Stored data:
■ ■ ■

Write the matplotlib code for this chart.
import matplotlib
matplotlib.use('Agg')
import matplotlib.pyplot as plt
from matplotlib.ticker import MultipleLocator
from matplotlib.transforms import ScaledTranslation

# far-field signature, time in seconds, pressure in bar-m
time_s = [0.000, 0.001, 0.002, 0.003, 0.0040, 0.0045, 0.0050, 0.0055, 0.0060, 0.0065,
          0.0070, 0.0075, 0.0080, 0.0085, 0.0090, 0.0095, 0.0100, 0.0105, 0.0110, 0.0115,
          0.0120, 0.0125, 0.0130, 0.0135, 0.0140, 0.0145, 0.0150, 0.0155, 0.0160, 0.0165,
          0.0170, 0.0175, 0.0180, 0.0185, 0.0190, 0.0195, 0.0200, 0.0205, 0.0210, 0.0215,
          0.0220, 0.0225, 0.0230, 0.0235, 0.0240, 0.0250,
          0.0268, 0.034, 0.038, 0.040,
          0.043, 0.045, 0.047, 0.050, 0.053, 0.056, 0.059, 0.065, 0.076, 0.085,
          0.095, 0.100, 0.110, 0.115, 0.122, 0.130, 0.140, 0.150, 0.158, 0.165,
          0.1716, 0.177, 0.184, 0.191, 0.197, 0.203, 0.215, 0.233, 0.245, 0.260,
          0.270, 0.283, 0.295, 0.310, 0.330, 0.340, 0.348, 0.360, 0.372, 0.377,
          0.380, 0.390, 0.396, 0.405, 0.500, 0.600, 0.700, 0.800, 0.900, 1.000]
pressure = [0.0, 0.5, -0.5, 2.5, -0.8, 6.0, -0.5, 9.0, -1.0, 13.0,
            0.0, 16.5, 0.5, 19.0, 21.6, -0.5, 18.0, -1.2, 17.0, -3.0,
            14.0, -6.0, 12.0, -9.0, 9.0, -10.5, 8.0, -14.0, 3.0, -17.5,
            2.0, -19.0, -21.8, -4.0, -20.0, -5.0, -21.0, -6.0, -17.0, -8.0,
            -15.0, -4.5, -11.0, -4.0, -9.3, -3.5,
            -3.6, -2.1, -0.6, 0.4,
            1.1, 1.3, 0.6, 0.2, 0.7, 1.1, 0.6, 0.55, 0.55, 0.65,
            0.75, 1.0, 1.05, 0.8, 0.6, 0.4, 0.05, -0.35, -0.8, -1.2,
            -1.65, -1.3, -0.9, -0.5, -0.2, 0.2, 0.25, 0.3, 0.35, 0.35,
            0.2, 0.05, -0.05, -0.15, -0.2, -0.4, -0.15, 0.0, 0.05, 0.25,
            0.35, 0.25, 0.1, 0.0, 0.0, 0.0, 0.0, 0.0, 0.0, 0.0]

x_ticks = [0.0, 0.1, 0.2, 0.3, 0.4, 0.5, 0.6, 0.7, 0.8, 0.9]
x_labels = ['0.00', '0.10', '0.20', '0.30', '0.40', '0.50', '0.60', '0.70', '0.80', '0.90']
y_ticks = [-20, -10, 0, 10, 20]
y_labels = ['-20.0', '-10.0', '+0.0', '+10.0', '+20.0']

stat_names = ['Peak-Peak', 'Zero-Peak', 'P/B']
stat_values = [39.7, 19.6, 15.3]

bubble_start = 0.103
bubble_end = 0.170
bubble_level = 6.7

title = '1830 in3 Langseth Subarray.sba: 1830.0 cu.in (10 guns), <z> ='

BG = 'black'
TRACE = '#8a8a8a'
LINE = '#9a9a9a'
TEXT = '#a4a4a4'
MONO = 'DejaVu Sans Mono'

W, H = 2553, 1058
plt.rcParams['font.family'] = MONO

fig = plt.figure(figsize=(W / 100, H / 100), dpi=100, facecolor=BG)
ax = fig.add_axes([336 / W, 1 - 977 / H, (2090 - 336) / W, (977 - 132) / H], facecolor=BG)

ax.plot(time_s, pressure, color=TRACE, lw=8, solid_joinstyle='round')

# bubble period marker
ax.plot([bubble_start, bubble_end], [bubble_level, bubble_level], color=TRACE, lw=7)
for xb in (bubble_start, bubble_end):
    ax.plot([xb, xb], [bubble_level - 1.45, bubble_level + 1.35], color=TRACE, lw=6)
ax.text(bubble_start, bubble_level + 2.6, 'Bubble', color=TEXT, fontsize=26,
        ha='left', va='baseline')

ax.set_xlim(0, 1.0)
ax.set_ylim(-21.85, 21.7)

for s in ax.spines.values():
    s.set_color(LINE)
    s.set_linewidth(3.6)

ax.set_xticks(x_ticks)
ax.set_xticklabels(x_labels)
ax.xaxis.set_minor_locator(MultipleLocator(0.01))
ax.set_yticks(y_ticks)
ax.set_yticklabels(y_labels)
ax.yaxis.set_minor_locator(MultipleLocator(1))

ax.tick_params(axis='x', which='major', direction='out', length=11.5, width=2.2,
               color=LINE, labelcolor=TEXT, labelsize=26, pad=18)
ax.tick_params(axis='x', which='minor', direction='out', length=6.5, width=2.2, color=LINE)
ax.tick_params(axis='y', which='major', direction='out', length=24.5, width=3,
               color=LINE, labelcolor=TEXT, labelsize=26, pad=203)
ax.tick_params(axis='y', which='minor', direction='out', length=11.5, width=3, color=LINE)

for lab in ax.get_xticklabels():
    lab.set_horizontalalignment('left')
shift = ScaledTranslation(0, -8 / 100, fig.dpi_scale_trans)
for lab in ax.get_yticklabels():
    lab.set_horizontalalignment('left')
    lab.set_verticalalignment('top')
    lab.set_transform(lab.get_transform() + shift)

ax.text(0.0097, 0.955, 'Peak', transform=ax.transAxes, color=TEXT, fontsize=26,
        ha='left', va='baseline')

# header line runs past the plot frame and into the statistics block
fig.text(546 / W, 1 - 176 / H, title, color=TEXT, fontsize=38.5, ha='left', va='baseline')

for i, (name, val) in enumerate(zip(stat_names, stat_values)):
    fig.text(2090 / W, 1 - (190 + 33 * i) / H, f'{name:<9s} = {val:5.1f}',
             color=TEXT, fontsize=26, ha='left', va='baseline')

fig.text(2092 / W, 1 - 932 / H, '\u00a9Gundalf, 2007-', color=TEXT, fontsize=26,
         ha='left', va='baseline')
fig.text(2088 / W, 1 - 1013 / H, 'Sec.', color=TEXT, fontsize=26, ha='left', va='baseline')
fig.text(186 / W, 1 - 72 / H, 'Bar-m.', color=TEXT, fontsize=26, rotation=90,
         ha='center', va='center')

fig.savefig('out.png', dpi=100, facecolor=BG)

■ ■ ■

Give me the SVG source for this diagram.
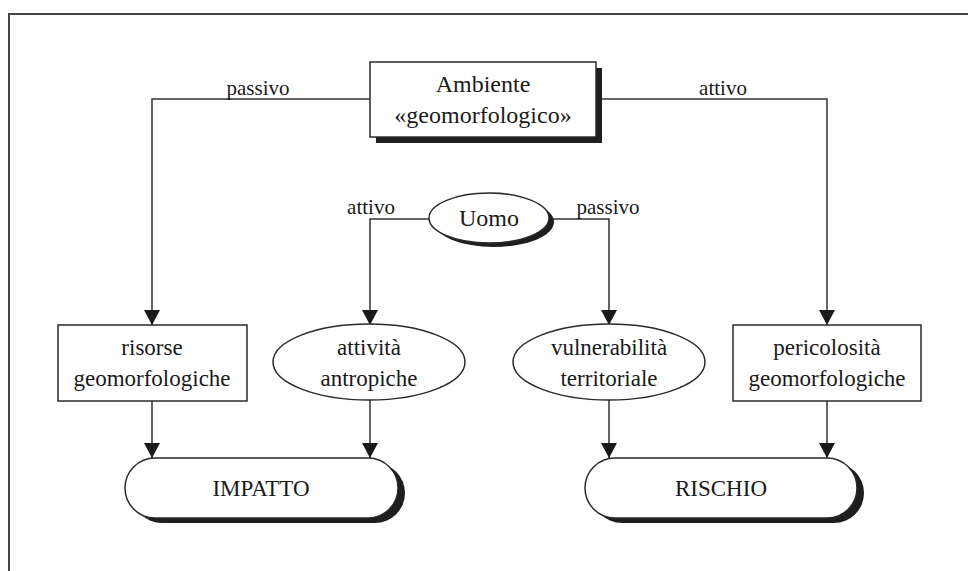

■ ■ ■

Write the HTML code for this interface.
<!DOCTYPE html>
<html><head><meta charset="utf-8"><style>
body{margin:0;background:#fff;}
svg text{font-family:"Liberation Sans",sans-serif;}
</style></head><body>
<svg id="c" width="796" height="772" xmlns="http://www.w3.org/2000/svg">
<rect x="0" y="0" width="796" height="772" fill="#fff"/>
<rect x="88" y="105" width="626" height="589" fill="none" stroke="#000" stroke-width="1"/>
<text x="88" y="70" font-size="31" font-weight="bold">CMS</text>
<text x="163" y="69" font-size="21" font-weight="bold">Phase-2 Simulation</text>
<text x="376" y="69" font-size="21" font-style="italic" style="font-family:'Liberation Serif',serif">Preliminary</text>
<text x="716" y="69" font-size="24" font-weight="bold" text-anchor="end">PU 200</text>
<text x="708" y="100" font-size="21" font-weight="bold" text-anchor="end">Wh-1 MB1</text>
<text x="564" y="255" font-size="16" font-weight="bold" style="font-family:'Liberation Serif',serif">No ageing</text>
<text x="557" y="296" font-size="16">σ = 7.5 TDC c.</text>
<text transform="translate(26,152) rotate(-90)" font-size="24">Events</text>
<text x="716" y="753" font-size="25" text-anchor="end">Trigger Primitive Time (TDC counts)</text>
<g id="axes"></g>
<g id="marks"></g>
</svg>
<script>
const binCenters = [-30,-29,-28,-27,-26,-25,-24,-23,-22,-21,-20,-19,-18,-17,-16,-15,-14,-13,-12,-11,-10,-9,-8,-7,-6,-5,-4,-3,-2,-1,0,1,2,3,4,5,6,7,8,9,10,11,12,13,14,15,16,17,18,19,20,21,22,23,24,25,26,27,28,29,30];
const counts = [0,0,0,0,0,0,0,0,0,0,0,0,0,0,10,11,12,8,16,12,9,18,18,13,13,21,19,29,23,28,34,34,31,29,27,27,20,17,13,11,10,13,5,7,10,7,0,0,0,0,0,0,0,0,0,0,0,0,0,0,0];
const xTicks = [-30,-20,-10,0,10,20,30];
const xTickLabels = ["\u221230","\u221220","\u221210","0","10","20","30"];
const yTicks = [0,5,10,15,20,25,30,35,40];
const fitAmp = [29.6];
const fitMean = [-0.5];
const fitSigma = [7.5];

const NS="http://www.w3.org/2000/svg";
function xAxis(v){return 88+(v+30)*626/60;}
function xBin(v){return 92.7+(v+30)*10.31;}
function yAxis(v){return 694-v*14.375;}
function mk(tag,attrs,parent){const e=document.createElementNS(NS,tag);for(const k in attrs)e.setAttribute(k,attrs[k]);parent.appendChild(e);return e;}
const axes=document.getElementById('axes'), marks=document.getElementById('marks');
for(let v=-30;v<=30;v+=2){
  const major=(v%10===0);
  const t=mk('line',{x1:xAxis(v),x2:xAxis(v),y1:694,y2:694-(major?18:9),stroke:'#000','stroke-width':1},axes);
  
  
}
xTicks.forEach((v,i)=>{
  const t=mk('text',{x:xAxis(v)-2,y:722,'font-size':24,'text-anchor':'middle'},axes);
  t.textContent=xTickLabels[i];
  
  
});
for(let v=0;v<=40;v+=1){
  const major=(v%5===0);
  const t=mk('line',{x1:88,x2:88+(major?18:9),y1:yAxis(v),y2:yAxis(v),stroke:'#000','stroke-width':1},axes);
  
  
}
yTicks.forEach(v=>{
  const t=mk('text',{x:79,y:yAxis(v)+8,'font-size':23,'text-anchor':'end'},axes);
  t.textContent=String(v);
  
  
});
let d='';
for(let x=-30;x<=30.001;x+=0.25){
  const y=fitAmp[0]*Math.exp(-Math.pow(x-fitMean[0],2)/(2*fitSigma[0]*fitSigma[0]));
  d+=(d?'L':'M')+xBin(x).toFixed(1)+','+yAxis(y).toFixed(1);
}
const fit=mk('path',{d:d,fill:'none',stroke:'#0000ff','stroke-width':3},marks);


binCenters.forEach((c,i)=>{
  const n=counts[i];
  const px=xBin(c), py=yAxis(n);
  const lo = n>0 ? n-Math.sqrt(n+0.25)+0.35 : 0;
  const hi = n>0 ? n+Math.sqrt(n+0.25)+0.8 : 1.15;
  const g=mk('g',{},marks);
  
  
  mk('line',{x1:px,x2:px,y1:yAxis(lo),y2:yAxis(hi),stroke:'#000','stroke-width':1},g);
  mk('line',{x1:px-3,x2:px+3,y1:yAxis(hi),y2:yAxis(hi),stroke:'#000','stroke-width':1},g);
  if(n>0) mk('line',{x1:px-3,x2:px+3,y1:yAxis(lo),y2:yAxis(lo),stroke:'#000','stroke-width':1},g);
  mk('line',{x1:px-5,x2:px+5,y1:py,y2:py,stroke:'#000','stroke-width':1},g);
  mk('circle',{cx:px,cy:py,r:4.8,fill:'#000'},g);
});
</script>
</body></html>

■ ■ ■

Aim: Transcribe nothing but the lines from the line with "Write the HTML code for this interface." through the line with "const fitSigma = [7.5];", reproducing each exactly.

Answer to the exercise:
Write the HTML code for this interface.
<!DOCTYPE html>
<html><head><meta charset="utf-8"><style>
body{margin:0;background:#fff;}
svg text{font-family:"Liberation Sans",sans-serif;}
</style></head><body>
<svg id="c" width="796" height="772" xmlns="http://www.w3.org/2000/svg">
<rect x="0" y="0" width="796" height="772" fill="#fff"/>
<rect x="88" y="105" width="626" height="589" fill="none" stroke="#000" stroke-width="1"/>
<text x="88" y="70" font-size="31" font-weight="bold">CMS</text>
<text x="163" y="69" font-size="21" font-weight="bold">Phase-2 Simulation</text>
<text x="376" y="69" font-size="21" font-style="italic" style="font-family:'Liberation Serif',serif">Preliminary</text>
<text x="716" y="69" font-size="24" font-weight="bold" text-anchor="end">PU 200</text>
<text x="708" y="100" font-size="21" font-weight="bold" text-anchor="end">Wh-1 MB1</text>
<text x="564" y="255" font-size="16" font-weight="bold" style="font-family:'Liberation Serif',serif">No ageing</text>
<text x="557" y="296" font-size="16">σ = 7.5 TDC c.</text>
<text transform="translate(26,152) rotate(-90)" font-size="24">Events</text>
<text x="716" y="753" font-size="25" text-anchor="end">Trigger Primitive Time (TDC counts)</text>
<g id="axes"></g>
<g id="marks"></g>
</svg>
<script>
const binCenters = [-30,-29,-28,-27,-26,-25,-24,-23,-22,-21,-20,-19,-18,-17,-16,-15,-14,-13,-12,-11,-10,-9,-8,-7,-6,-5,-4,-3,-2,-1,0,1,2,3,4,5,6,7,8,9,10,11,12,13,14,15,16,17,18,19,20,21,22,23,24,25,26,27,28,29,30];
const counts = [0,0,0,0,0,0,0,0,0,0,0,0,0,0,10,11,12,8,16,12,9,18,18,13,13,21,19,29,23,28,34,34,31,29,27,27,20,17,13,11,10,13,5,7,10,7,0,0,0,0,0,0,0,0,0,0,0,0,0,0,0];
const xTicks = [-30,-20,-10,0,10,20,30];
const xTickLabels = ["\u221230","\u221220","\u221210","0","10","20","30"];
const yTicks = [0,5,10,15,20,25,30,35,40];
const fitAmp = [29.6];
const fitMean = [-0.5];
const fitSigma = [7.5];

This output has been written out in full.